What is Split brain and why do you need to worry about it?

Split brain is a state of a server cluster where nodes diverge from each other and have conflicts when handling incoming I/O operations. The servers may record the same data inconsistently or compete for resources. This will usually shut the cluster off while the nodes wait for some direction on how to solve the conflict, which leads to downtime for your servers or even worse, data corruption.

What causes split brain?

Split brain may also occur due to network partitions. Network partitions occur when clusters lose the ability to communicate with each other but not the network, both incorrectly thinking the other server is offline. When this happens both nodes think they should be taking incoming requests as they are unaware that the other server is still functioning, corrupting whatever data comes in or is modified. This will only happen if a two node cluster is configured for availability. If a two node cluster is configured for consistency, it will go down when a partition occurs.

Split brain can also occur if there is a master-slave cluster configured to failover. If the master node briefly goes offline then comes back online, it will cause the other server to promote itself. If the node comes back and still thinks that it is the "master", but the secondary server has already promoted itself - this will lead to a power struggle. When a power struggle happens over incoming operations, it can likely corrupt data.

Nodes in a cluster send out packets of information on regular intervals to alert the other nodes that they are still there, and running. They do this on a heartbeat network, though the name can be misleading as there usually isn't a separate network connection. Heartbeat networks don't prevent network partitions, but it does enable clusters to detect when network partitions occur or when a node goes down so they can shut down and prevent data corruption.

As mentioned above, the only reliable way to prevent data corruption when a network partition occurs (in a two node cluster) is with downtime.

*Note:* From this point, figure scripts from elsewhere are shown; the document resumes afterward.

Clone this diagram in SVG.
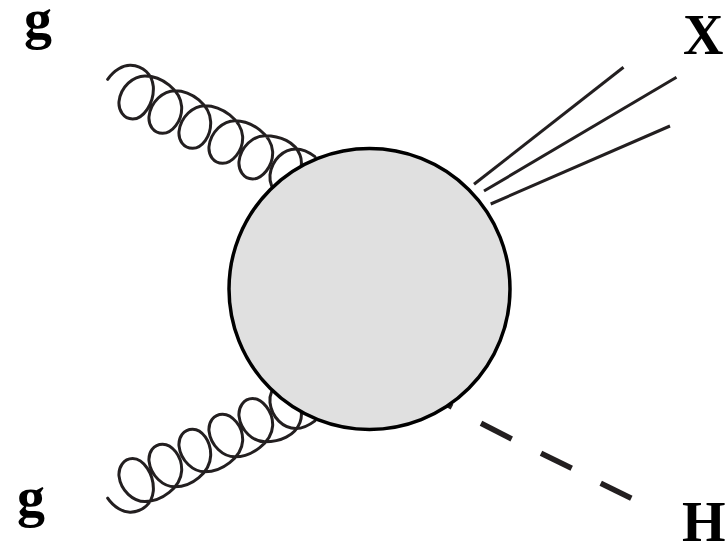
<svg xmlns="http://www.w3.org/2000/svg" width="727" height="546" viewBox="0 0 727 546">
<style>
.lbl{font-family:"Liberation Serif",serif;font-weight:bold;font-size:56px;fill:#000}
.gluon{fill:none;stroke:#231f20;stroke-width:9;stroke-linecap:round;stroke-linejoin:round}
.jet{fill:none;stroke:#231f20;stroke-width:3;stroke-linecap:butt}
.dash{fill:none;stroke:#231f20;stroke-width:5.5}
</style>
<defs>
<path id="coil" d="M53,88 C72,60 100,45 122,46 C160,48 186,72 190,110 C193,160 160,207 128,207 C100,207 85,180 87,155 C92,110 130,78 165,78 C215,78 272,120 275,170 C277,215 245,250 218,250 C190,250 175,225 177,200 C182,155 220,122 255,122 C305,122 360,165 362,215 C364,260 335,295 308,295 C280,295 265,270 267,245 C272,200 310,167 345,167 C395,167 455,210 458,260 C460,305 425,340 398,340 C370,340 355,315 357,290 C362,245 400,212 435,212 C485,212 545,255 548,305 C550,350 515,387 488,387 C460,387 445,360 447,335 C452,290 490,257 525,257 C570,257 615,275 630,315 C634,325 635,335 634,345"/>
<path id="coilend" d="M675,320 C655,305 635,297 618,297 C580,297 545,330 540,375 C539,387 540,397 545,408"/>
</defs>
<g id="connectors">
<g id="gluon-top" class="gluon" transform="translate(90,50) scale(0.3333)"><use href="#coil"/><use href="#coilend"/></g>
<g id="gluon-bottom" class="gluon" transform="translate(90,527.5) scale(0.3333,-0.3333)"><use href="#coil"/><use href="#coilend"/></g>
<g id="jets" class="jet">
<line x1="474" y1="184.3" x2="623.5" y2="67.3"/>
<line x1="484" y1="191" x2="676.5" y2="77.3"/>
<line x1="490.7" y1="204" x2="670" y2="126"/>
</g>
<g id="higgs" class="dash">
<line x1="443" y1="402" x2="452" y2="407"/>
<line x1="481" y1="423.3" x2="511.7" y2="439"/>
<line x1="541" y1="453.3" x2="571.7" y2="468.3"/>
<line x1="600.7" y1="483.3" x2="631.3" y2="498.3"/>
</g>
</g>
<g id="blob"><circle cx="369.5" cy="289" r="140.5" fill="#e0e0e0" stroke="#000" stroke-width="3.5"/></g>
<g id="label-g-top"><text class="lbl" x="24" y="38">g</text></g>
<g id="label-g-bottom"><text class="lbl" x="17" y="516">g</text></g>
<g id="label-X"><text class="lbl" x="683" y="54">X</text></g>
<g id="label-H"><text class="lbl" x="682" y="541">H</text></g>
</svg>
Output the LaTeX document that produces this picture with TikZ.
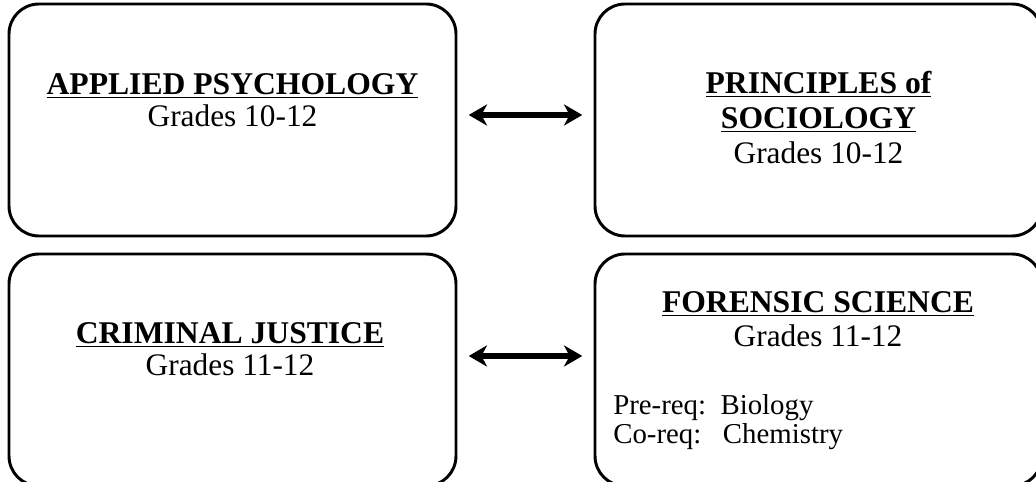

However, clusters with an odd number of nodes are able to use mathematical calculations to prevent split-brain and keep running. They do this by reaching a quorum.

What is a quorum?

Quorum is the minimum number of members to establish a consensus. Imagine you're in a meeting and you have to vote on something. For the vote to pass, you need 2 out of 3 people to agree, or 3 out of 5 and so on. Well, that's the same with a Ceph monitors. They must establish a consensus about the data and the cluster map.

A quorum, which is the is reached by the nodes in a cluster each having a "vote" on what information is correct and only ever recording it when there is a majority consensus reached. It operates on several computer science principles.

Those principles are meant to guarantee data consistency by ensuring multiple different copies of data are never recorded. For example, there is only ever one consistent copy learned and for this to work it needs an odd number of nodes within the cluster to be able to vote each other down.

Still having trouble understanding?

Here is an analogy that could make things clearer.

Imagine you're in a local government meeting and about to give a proposal to two board members. When you're giving your proposal, one member briefly stops paying attention and when he starts paying attention again, he writes in his notes the wrong information - he thought was correct.

Later, you request a response from the two members but they have different information and don't know who's is correct. The members need to either stop there or risk losing the correct information and using the incorrect one. With just two members, the town council has no way to reach an agreement. They are always in a stalemate when voting against each other on whose information is correct.

Now imagine you gave your proposal to a three member council. When one of the members stops paying attention and later compares notes, the other two members correct them, and tell them they need to fix the mistake.

That is essentially a simplified version of split brain in which you are the client communicating with the cluster. The important takeaway is that in order for them to continue working, there needs to be an odd number of members (or server nodes) to reach an agreement.